**Exercise directions**
Print the lines that start the entries and continue through the one holding "4e9, 5e9, 6e9, 8e9, 1e10, 1.5e10, 2e10, 3e10, 5e10, 7e10, 1e11];", please, exactly and with the pictures omitted.

**Raw records**
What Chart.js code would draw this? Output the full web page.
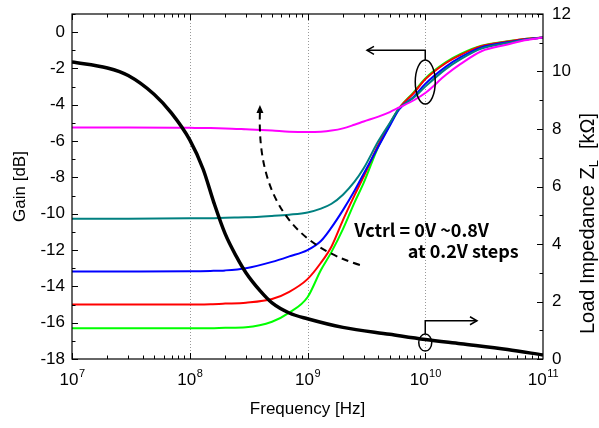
<!DOCTYPE html>
<html>
<head>
<meta charset="utf-8">
<script src="https://cdn.jsdelivr.net/npm/chart.js@4/dist/chart.umd.min.js"></script>
<style>
html, body { margin: 0; padding: 0; background: #fff; }
#wrap { width: 599px; height: 428px; }
</style>
</head>
<body>
<div id="wrap"><canvas id="chartCanvas"></canvas></div>
<script>
// frequency points (Hz) for the gain curves
const freqGain = [1e7, 3e7, 1e8, 1.5e8, 2e8, 3e8, 5e8, 7e8, 1e9, 1.3e9, 1.6e9, 2e9, 2.5e9, 3e9,
                  4e9, 5e9, 6e9, 8e9, 1e10, 1.5e10, 2e10, 3e10, 5e10, 7e10, 1e11];

// gain [dB], one array per Vctrl step
const gainMagenta = [-5.25, -5.25, -5.27, -5.28, -5.3, -5.35, -5.42, -5.48, -5.5, -5.48, -5.42, -5.3, -5.1, -4.92,
                     -4.65, -4.4, -4.15, -3.75, -3.35, -2.35, -1.75, -1.05, -0.68, -0.45, -0.3];
const gainTeal = [-10.27, -10.27, -10.25, -10.25, -10.22, -10.2, -10.12, -10.05, -9.93, -9.72, -9.45, -8.95, -8.25, -7.5,
                  -6.0, -5.0, -4.2, -3.6, -3.0, -2.02, -1.48, -0.9, -0.6, -0.42, -0.3];
const gainBlue = [-13.18, -13.18, -13.17, -13.15, -13.12, -13.0, -12.65, -12.35, -12.0, -11.5, -10.75, -9.8, -8.75, -7.8,
                  -6.3, -5.15, -4.25, -3.55, -2.85, -1.9, -1.38, -0.84, -0.56, -0.4, -0.3];
const gainRed = [-15.0, -15.0, -15.0, -14.98, -14.95, -14.9, -14.7, -14.3, -13.6, -12.7, -11.8, -10.35, -9.0, -7.95,
                 -6.2, -5.05, -4.2, -3.35, -2.6, -1.7, -1.25, -0.77, -0.52, -0.38, -0.3];
const gainGreen = [-16.3, -16.3, -16.3, -16.3, -16.28, -16.25, -15.95, -15.45, -14.6, -13.1, -12.1, -10.85, -9.4, -8.3,
                   -6.3, -5.1, -4.2, -3.3, -2.55, -1.65, -1.2, -0.75, -0.5, -0.37, -0.3];

// load impedance (kOhm)
const freqZ = [1e7, 2e7, 3e7, 5e7, 7e7, 1e8, 1.3e8, 1.6e8, 2e8, 2.5e8, 3e8, 4e8, 5e8, 7e8, 1e9, 2e9, 5e9,
               1e10, 2e10, 5e10, 1e11];
const loadZ = [10.33, 10.12, 9.86, 9.2, 8.55, 7.62, 6.6, 5.45, 4.35, 3.55, 3.0, 2.35, 1.95, 1.6, 1.4, 1.1, 0.86,
               0.68, 0.53, 0.33, 0.14];

const decades = [1e7, 1e8, 1e9, 1e10, 1e11];
const gainTicks = [-18, -16, -14, -12, -10, -8, -6, -4, -2, 0];
const zTicks = [0, 2, 4, 6, 8, 10, 12];

const FONT = 'Arial, "Liberation Sans", sans-serif';

function pts(xs, ys) {
    return xs.map((x, i) => ({ x: x, y: ys[i] }));
}

function line(ctx, x1, y1, x2, y2) {
    ctx.beginPath();
    ctx.moveTo(x1, y1);
    ctx.lineTo(x2, y2);
    ctx.stroke();
}

const decor = {
    id: "decor",
    beforeDatasetsDraw(chart) {
        const { ctx, chartArea: a, scales } = chart;
        ctx.save();
        ctx.strokeStyle = "#999";
        ctx.lineWidth = 1;
        ctx.setLineDash([1, 2]);
        decades.slice(1, -1).forEach(f => {
            const px = Math.round(scales.x.getPixelForValue(f)) + 0.5;
            line(ctx, px, a.top, px, a.bottom);
        });
        ctx.restore();
    },
    afterDraw(chart) {
        const { ctx, chartArea: a, scales } = chart;
        const x = scales.x, g = scales.gain, z = scales.z;
        ctx.save();

        // frame
        ctx.strokeStyle = "#000";
        ctx.lineWidth = 1.2;
        ctx.strokeRect(a.left, a.top, a.right - a.left, a.bottom - a.top);

        // x ticks (inward, top and bottom)
        ctx.lineWidth = 1;
        for (let e = 7; e < 11; e++) {
            for (let k = 1; k <= 9; k++) {
                const px = Math.round(x.getPixelForValue(k * Math.pow(10, e))) + 0.5;
                const len = k === 1 ? 6 : 3.5;
                line(ctx, px, a.bottom, px, a.bottom - len);
                line(ctx, px, a.top, px, a.top + len);
            }
        }
        // y ticks
        for (let v = -18; v <= 1; v++) {
            const py = Math.round(g.getPixelForValue(v)) + 0.5;
            line(ctx, a.left, py, a.left + (v % 2 === 0 ? 6 : 3.5), py);
        }
        for (let v = 0; v <= 12; v++) {
            const py = Math.round(z.getPixelForValue(v)) + 0.5;
            line(ctx, a.right, py, a.right - (v % 2 === 0 ? 6 : 3.5), py);
        }

        // x tick labels 10^n
        ctx.fillStyle = "#000";
        ctx.textBaseline = "alphabetic";
        ctx.textAlign = "left";
        decades.forEach(f => {
            const px = x.getPixelForValue(f);
            const exp = String(Math.round(Math.log10(f)));
            ctx.font = "17px " + FONT;
            const wb = ctx.measureText("10").width;
            ctx.font = "11px " + FONT;
            const we = ctx.measureText(exp).width;
            const start = px - (wb + we) / 2;
            ctx.font = "17px " + FONT;
            ctx.fillText("10", start, a.bottom + 26);
            ctx.font = "11px " + FONT;
            ctx.fillText(exp, start + wb + 0.5, a.bottom + 18);
        });

        // right axis title with subscript
        ctx.save();
        ctx.translate(588, (a.top + a.bottom) / 2 + 37);
        ctx.rotate(-Math.PI / 2);
        ctx.textBaseline = "middle";
        const p1 = "Load Impedance Z", p2 = "L", p3 = "  [k\u03A9]";
        ctx.font = "20px " + FONT;
        const w1 = ctx.measureText(p1).width, w3 = ctx.measureText(p3).width;
        ctx.font = "13px " + FONT;
        const w2 = ctx.measureText(p2).width;
        let sx = -(w1 + w2 + w3) / 2;
        ctx.font = "20px " + FONT;
        ctx.fillText(p1, sx, 0);
        ctx.font = "13px " + FONT;
        ctx.fillText(p2, sx + w1, 6);
        ctx.font = "20px " + FONT;
        ctx.fillText(p3, sx + w1 + w2, 0);
        ctx.restore();

        // gain-curves marker: ellipse + arrow to the left
        ctx.lineWidth = 1.5;
        ctx.strokeStyle = "#000";
        const ex = x.getPixelForValue(1e10), ey = g.getPixelForValue(-2.75);
        ctx.beginPath();
        ctx.ellipse(ex, ey, 10, 22, 0, 0, Math.PI * 2);
        ctx.stroke();
        const ay = g.getPixelForValue(-1.0), ax = x.getPixelForValue(3.2e9);
        ctx.beginPath();
        ctx.moveTo(ex, ey - 22);
        ctx.lineTo(ex, ay);
        ctx.lineTo(ax, ay);
        ctx.stroke();
        ctx.beginPath();
        ctx.moveTo(ax + 7, ay - 4);
        ctx.lineTo(ax, ay);
        ctx.lineTo(ax + 7, ay + 4);
        ctx.stroke();

        // impedance marker: small ellipse + arrow to the right
        const zx = x.getPixelForValue(1e10), zy = z.getPixelForValue(0.57);
        ctx.beginPath();
        ctx.ellipse(zx, zy, 6.5, 8.5, 0, 0, Math.PI * 2);
        ctx.stroke();
        const by = z.getPixelForValue(1.33), bx = x.getPixelForValue(2.75e10);
        ctx.beginPath();
        ctx.moveTo(zx, zy - 8.5);
        ctx.lineTo(zx, by);
        ctx.lineTo(bx, by);
        ctx.stroke();
        ctx.beginPath();
        ctx.moveTo(bx - 7, by - 4);
        ctx.lineTo(bx, by);
        ctx.lineTo(bx - 7, by + 4);
        ctx.stroke();

        // dashed curved arrow (Vctrl direction)
        const s0x = x.getPixelForValue(Math.pow(10, 9.445)), s0y = g.getPixelForValue(-12.82);
        const s1x = x.getPixelForValue(Math.pow(10, 8.596)), s1y = g.getPixelForValue(-4.4);
        const cx = x.getPixelForValue(Math.pow(10, 8.56)), cy = g.getPixelForValue(-11.1);
        ctx.lineWidth = 2;
        ctx.setLineDash([7, 5]);
        ctx.beginPath();
        ctx.moveTo(s0x, s0y);
        ctx.quadraticCurveTo(cx, cy, s1x, s1y);
        ctx.stroke();
        ctx.setLineDash([]);
        ctx.fillStyle = "#000";
        ctx.beginPath();
        ctx.moveTo(s1x, s1y - 7);
        ctx.lineTo(s1x - 3.5, s1y + 1);
        ctx.lineTo(s1x + 3.5, s1y + 1);
        ctx.closePath();
        ctx.fill();

        // label
        ctx.font = 'bold 18px "Noto Sans CJK KR", "Noto Sans", sans-serif';
        ctx.textBaseline = "middle";
        ctx.textAlign = "left";
        ctx.fillText("Vctrl = 0V ~0.8V", x.getPixelForValue(2.5e9), g.getPixelForValue(-10.89));
        ctx.fillText("at 0.2V steps", x.getPixelForValue(7.1e9), g.getPixelForValue(-12.04));

        ctx.restore();
    }
};

const chartCanvas = document.getElementById("chartCanvas");

new Chart(chartCanvas, {
    type: "line",
    data: {
        datasets: [
            { label: "Z", data: pts(freqZ, loadZ), yAxisID: "z", borderColor: "#000", borderWidth: 3.5, order: 0 },
            { label: "0.8V", data: pts(freqGain, gainMagenta), yAxisID: "gain", borderColor: "#ff00ff", borderWidth: 2, order: 1 },
            { label: "0.6V", data: pts(freqGain, gainTeal), yAxisID: "gain", borderColor: "#008080", borderWidth: 2, order: 2 },
            { label: "0.4V", data: pts(freqGain, gainBlue), yAxisID: "gain", borderColor: "#0000ff", borderWidth: 2, order: 3 },
            { label: "0.2V", data: pts(freqGain, gainRed), yAxisID: "gain", borderColor: "#ff0000", borderWidth: 2, order: 4 },
            { label: "0V", data: pts(freqGain, gainGreen), yAxisID: "gain", borderColor: "#00ff00", borderWidth: 2, order: 5 }
        ]
    },
    options: {
        responsive: true,
        maintainAspectRatio: false,
        animation: false,
        elements: {
            point: { radius: 0 },
            line: { cubicInterpolationMode: "monotone", fill: false }
        },
        layout: { padding: { top: 14, left: 0, right: 0, bottom: 0 } },
        plugins: {
            legend: { display: false },
            tooltip: { enabled: false }
        },
        scales: {
            x: {
                type: "logarithmic",
                min: 1e7,
                max: 1e11,
                grid: { display: false, drawTicks: false },
                border: { display: false },
                ticks: { display: false },
                afterBuildTicks: s => { s.ticks = decades.map(v => ({ value: v })); },
                afterFit: s => { s.height = 69; s.paddingLeft = 0; s.paddingRight = 0; },
                title: {
                    display: true,
                    text: "Frequency [Hz]",
                    color: "#000",
                    font: { family: FONT, size: 17 },
                    padding: { top: 0, bottom: 8 }
                }
            },
            gain: {
                type: "linear",
                position: "left",
                min: -18,
                max: 1,
                grid: { display: false, drawTicks: false },
                border: { display: false },
                afterBuildTicks: s => { s.ticks = gainTicks.map(v => ({ value: v })); },
                afterFit: s => { s.width = 72; s.paddingTop = 0; s.paddingBottom = 0; },
                ticks: { color: "#000", font: { family: FONT, size: 17 }, padding: 7 },
                title: {
                    display: true,
                    text: "Gain [dB]",
                    color: "#000",
                    font: { family: FONT, size: 17 },
                    padding: { top: 10, bottom: 0 }
                }
            },
            z: {
                type: "linear",
                position: "right",
                min: 0,
                max: 12,
                grid: { display: false, drawTicks: false },
                border: { display: false },
                afterBuildTicks: s => { s.ticks = zTicks.map(v => ({ value: v })); },
                afterFit: s => { s.width = 56; s.paddingTop = 0; s.paddingBottom = 0; },
                ticks: { color: "#000", font: { family: FONT, size: 17 }, padding: 9 }
            }
        }
    },
    plugins: [decor]
});
</script>
</body>
</html>
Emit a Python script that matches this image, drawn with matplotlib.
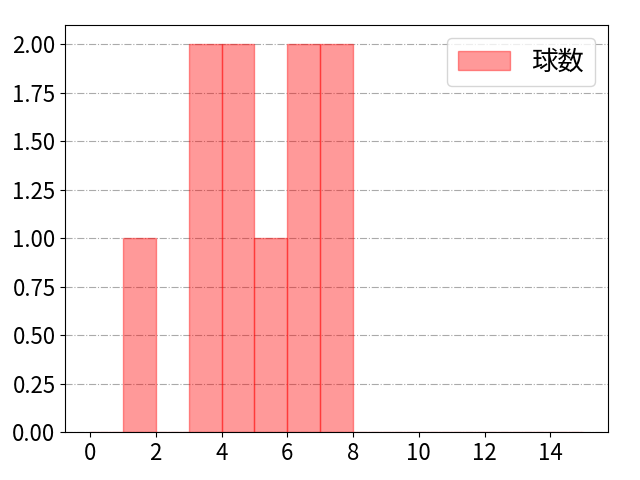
import matplotlib
matplotlib.use("Agg")
import matplotlib.pyplot as plt
import numpy as np

plt.rcParams['font.family'] = ['Noto Sans CJK JP', 'DejaVu Sans']
plt.rcParams['font.size'] = 16

bin_edges = list(range(0, 16))
bin_left = list(range(0, 15))
counts = [0, 1, 0, 2, 2, 1, 2, 2, 0, 0, 0, 0, 0, 0, 0]
label = "球数"

fig, ax = plt.subplots(figsize=(6.4, 4.8), dpi=100)
fig.subplots_adjust(left=0.102, right=0.95, top=0.948, bottom=0.1)
ax.hist([b + 0.5 for b in bin_left], bins=bin_edges, weights=counts,
        color='red', alpha=0.4, edgecolor='red', linewidth=1.0, label=label)
ax.yaxis.grid(True, linestyle='-.', color='#aaaaaa', linewidth=0.8)
ax.set_axisbelow(True)
yt = np.arange(0, 2.01, 0.25)
ax.set_yticks(yt)
ax.set_yticklabels([f"{v:.2f}" for v in yt])
ax.set_xticks(range(0, 15, 2))
ax.tick_params(labelsize=16)
ax.legend(loc='upper right', fontsize=19)
fig.savefig("out.png")
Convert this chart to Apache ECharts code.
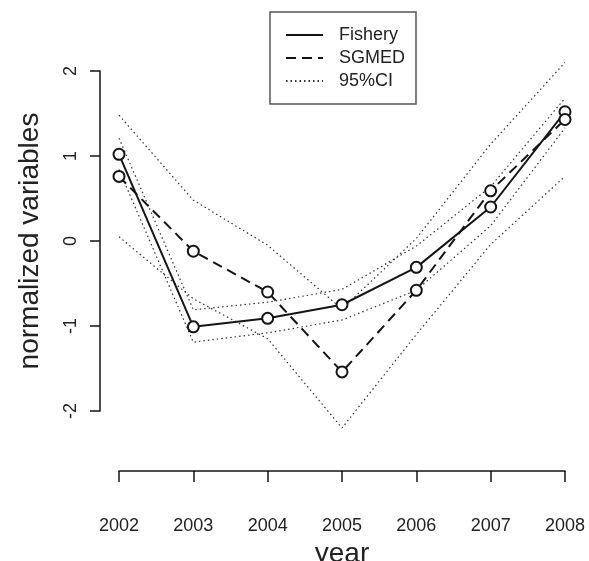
<!DOCTYPE html>
<html>
<head>
<meta charset="utf-8">
<script src="https://cdn.jsdelivr.net/npm/echarts@6/dist/echarts.min.js"></script>
<style>
html,body{margin:0;padding:0;background:#fff;}
#chart{width:589px;height:561px;}
</style>
</head>
<body>
<div id="chart"></div>
<script>
// Data
const years = [2002, 2003, 2004, 2005, 2006, 2007, 2008];
const fishery = [1.02, -1.01, -0.91, -0.75, -0.31, 0.40, 1.52];
const sgmed = [0.76, -0.12, -0.60, -1.54, -0.58, 0.59, 1.43];
const fisheryUpper = [1.21, -0.81, -0.72, -0.57, -0.06, 0.64, 1.68];
const fisheryLower = [0.84, -1.19, -1.08, -0.93, -0.58, 0.18, 1.33];
const sgmedUpper = [1.48, 0.48, -0.05, -0.80, 0.03, 1.14, 2.10];
const sgmedLower = [0.05, -0.68, -1.15, -2.20, -1.10, -0.04, 0.76];
const yTicks = [-2, -1, 0, 1, 2];

const pair = (arr) => years.map((y, i) => [y, arr[i]]);
const FONT = 'Liberation Sans, Arial, sans-serif';
const INK = '#151515';

const ciSeries = [fisheryUpper, fisheryLower, sgmedUpper, sgmedLower].map(arr => ({
  name: '95%CI', type: 'line', data: pair(arr), symbol: 'none', clip: false,
  color: '#333',
  lineStyle: {color: '#333', width: 1.2, type: [1.5, 3]}, z: 1
}));

const option = {
  animation: false,
  backgroundColor: '#fff',
  textStyle: {fontFamily: FONT},
  legend: {
    orient: 'vertical', left: 270, top: 12,
    padding: [14, 11, 14, 15], itemGap: 5, itemWidth: 37, itemHeight: 18,
    borderColor: '#555', borderWidth: 1.5, selectedMode: false,
    itemStyle: {opacity: 0},
    textStyle: {fontSize: 18, color: '#222', fontFamily: FONT, padding: [0, 0, 0, 11]},
    data: ['Fishery', 'SGMED', '95%CI']
  },
  grid: {left: 119, right: 24, top: 71, height: 340, outerBoundsMode: 'none'},
  xAxis: {
    type: 'value', min: years[0], max: years[years.length - 1], interval: 1, offset: 60,
    name: 'year', nameLocation: 'middle', nameGap: 55,
    nameTextStyle: {fontSize: 28, color: '#222', fontFamily: FONT},
    axisLine: {onZero: false, lineStyle: {color: INK, width: 1.5}},
    axisTick: {length: 11, lineStyle: {color: INK, width: 1.5}},
    axisLabel: {margin: 46, fontSize: 18, color: '#222', fontFamily: FONT, formatter: v => String(v)},
    splitLine: {show: false}
  },
  yAxis: {
    type: 'value', min: yTicks[0], max: yTicks[yTicks.length - 1], interval: 1, offset: 19,
    name: 'normalized variables', nameLocation: 'middle', nameGap: 56, nameRotate: 90,
    nameTextStyle: {fontSize: 28, color: '#222', fontFamily: FONT},
    axisLine: {onZero: false, lineStyle: {color: INK, width: 1.5}},
    axisTick: {length: 10, lineStyle: {color: INK, width: 1.5}},
    axisLabel: {margin: 20, rotate: 90, fontSize: 18, color: '#222', fontFamily: FONT},
    splitLine: {show: false}
  },
  series: [
    ...ciSeries,
    {name: 'Fishery', type: 'line', data: pair(fishery), symbol: 'none', clip: false, color: INK,
     lineStyle: {color: INK, width: 2}, z: 2},
    {name: 'SGMED', type: 'line', data: pair(sgmed), symbol: 'none', clip: false, color: INK,
     lineStyle: {color: INK, width: 2, type: [10, 6]}, z: 2},
    {name: 'Fishery points', type: 'scatter', data: pair(fishery), symbol: 'circle', symbolSize: 11, clip: false,
     itemStyle: {color: '#fff', borderColor: INK, borderWidth: 2, opacity: 1}, z: 3},
    {name: 'SGMED points', type: 'scatter', data: pair(sgmed), symbol: 'circle', symbolSize: 11, clip: false,
     itemStyle: {color: '#fff', borderColor: INK, borderWidth: 2, opacity: 1}, z: 3}
  ]
};

const chart = echarts.init(document.getElementById('chart'), null, {renderer: 'canvas'});
chart.setOption(option);
</script>
</body>
</html>
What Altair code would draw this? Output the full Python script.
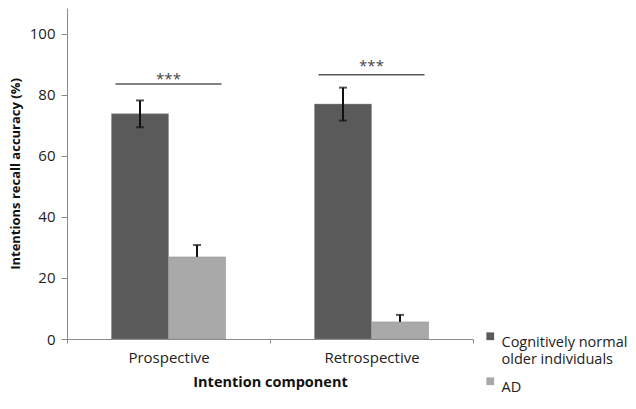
import altair as alt
import pandas as pd

components = ["Prospective", "Retrospective"]
groups = ["Cognitively normal older individuals", "AD"]
cn_values = [73.8, 77.0]
cn_err = [4.4, 5.4]
ad_values = [26.9, 5.6]
ad_err = [3.9, 2.3]
sig_y = [83.6, 86.6]
star_y = [85.1, 89.5]
stars = ["***", "***"]

rows = []
for i, c in enumerate(components):
    rows.append({"component": c, "group": groups[0], "value": cn_values[i],
                 "low": cn_values[i] - cn_err[i], "high": cn_values[i] + cn_err[i]})
    rows.append({"component": c, "group": groups[1], "value": ad_values[i],
                 "low": ad_values[i], "high": ad_values[i] + ad_err[i]})
df = pd.DataFrame(rows)
sig = pd.DataFrame({"component": components, "y": sig_y, "sy": star_y, "stars": stars})

FONT = "Open Sans"
ydom = [0, 108.5]
xscale = alt.Scale(domain=components, paddingInner=0, paddingOuter=0)
xoff = alt.XOffset("group:N", sort=groups, scale=alt.Scale(domain=groups, paddingInner=0, paddingOuter=0.78))

bars = alt.Chart(df).mark_bar(stroke="#8c8c8c", strokeWidth=0.5).encode(
    x=alt.X("component:N", sort=components, scale=xscale,
            axis=alt.Axis(title="Intention component", labelAngle=0, tickBand="extent", grid=False,
                          domainColor="#8a8a8a", tickColor="#8a8a8a", tickSize=4,
                          labelFont=FONT, labelFontSize=15, labelColor="#222", labelPadding=7,
                          titleFont=FONT, titleFontSize=14.5, titleFontWeight="bold",
                          titleColor="#111", titlePadding=10)),
    xOffset=xoff,
    y=alt.Y("value:Q", scale=alt.Scale(domain=ydom, nice=False),
            axis=alt.Axis(title="Intentions recall accuracy (%)", values=[0, 20, 40, 60, 80, 100],
                          grid=False, domainColor="#8a8a8a", tickColor="#8a8a8a", tickSize=6,
                          labelFont=FONT, labelFontSize=15, labelColor="#222", labelPadding=6,
                          titleFont=FONT, titleFontSize=13, titleFontWeight="bold",
                          titleColor="#111", titlePadding=7)),
    color=alt.Color("group:N", sort=groups,
                    scale=alt.Scale(domain=groups, range=["#5a5a5a", "#a9a9a9"]),
                    legend=alt.Legend(title=None, orient="none", legendX=416, legendY=321,
                                      symbolType="square", symbolSize=60, symbolStrokeWidth=0,
                                      labelFont=FONT, labelFontSize=14.5, labelColor="#222",
                                      labelLimit=200, rowPadding=7, labelOffset=4,
                                      labelBaseline="top",
                                      labelExpr="datum.label == 'AD' ? 'AD' : ['Cognitively normal', 'older individuals']")),
)

err_rule = alt.Chart(df).mark_rule(color="#111", strokeWidth=2).encode(
    x=alt.X("component:N", sort=components, scale=xscale),
    xOffset=xoff,
    y=alt.Y("low:Q", scale=alt.Scale(domain=ydom, nice=False)),
    y2="high:Q",
)
cap_hi = alt.Chart(df).mark_tick(color="#111", thickness=2, size=8).encode(
    x=alt.X("component:N", sort=components, scale=xscale),
    xOffset=xoff,
    y=alt.Y("high:Q", scale=alt.Scale(domain=ydom, nice=False)),
)
cap_lo = alt.Chart(df[df["group"] == groups[0]]).mark_tick(color="#111", thickness=2, size=8).encode(
    x=alt.X("component:N", sort=components, scale=xscale),
    xOffset=xoff,
    y=alt.Y("low:Q", scale=alt.Scale(domain=ydom, nice=False)),
)
sig_line = alt.Chart(sig).mark_tick(color="#111", thickness=1.5, size=106).encode(
    x=alt.X("component:N", sort=components, scale=xscale),
    y=alt.Y("y:Q", scale=alt.Scale(domain=ydom, nice=False)),
)
sig_text = alt.Chart(sig).mark_text(font=FONT, fontSize=15, color="#444").encode(
    x=alt.X("component:N", sort=components, scale=xscale),
    y=alt.Y("sy:Q", scale=alt.Scale(domain=ydom, nice=False)),
    text="stars:N",
)

chart = alt.layer(bars, err_rule, cap_hi, cap_lo, sig_line, sig_text).properties(
    width=406, height=331,
    background="white",
    autosize=alt.AutoSizeParams(type="none"),
    padding={"left": 59, "top": 0, "right": 155, "bottom": 62},
).configure_view(strokeWidth=0)

chart.save("out.html", embed_options={"renderer": "svg", "actions": False})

**Solution**
What Chart.js code would draw this? Output the full web page.
<!DOCTYPE html>
<html>
<head>
<meta charset="utf-8">
<script src="https://cdn.jsdelivr.net/npm/chart.js@4/dist/chart.umd.min.js"></script>
<style>
html, body { margin: 0; padding: 0; background: #fff; }
#wrap { width: 599px; height: 428px; }
</style>
</head>
<body>
<div id="wrap"><canvas id="chartCanvas"></canvas></div>
<script>
// frequency points (Hz) for the gain curves
const freqGain = [1e7, 3e7, 1e8, 1.5e8, 2e8, 3e8, 5e8, 7e8, 1e9, 1.3e9, 1.6e9, 2e9, 2.5e9, 3e9,
                  4e9, 5e9, 6e9, 8e9, 1e10, 1.5e10, 2e10, 3e10, 5e10, 7e10, 1e11];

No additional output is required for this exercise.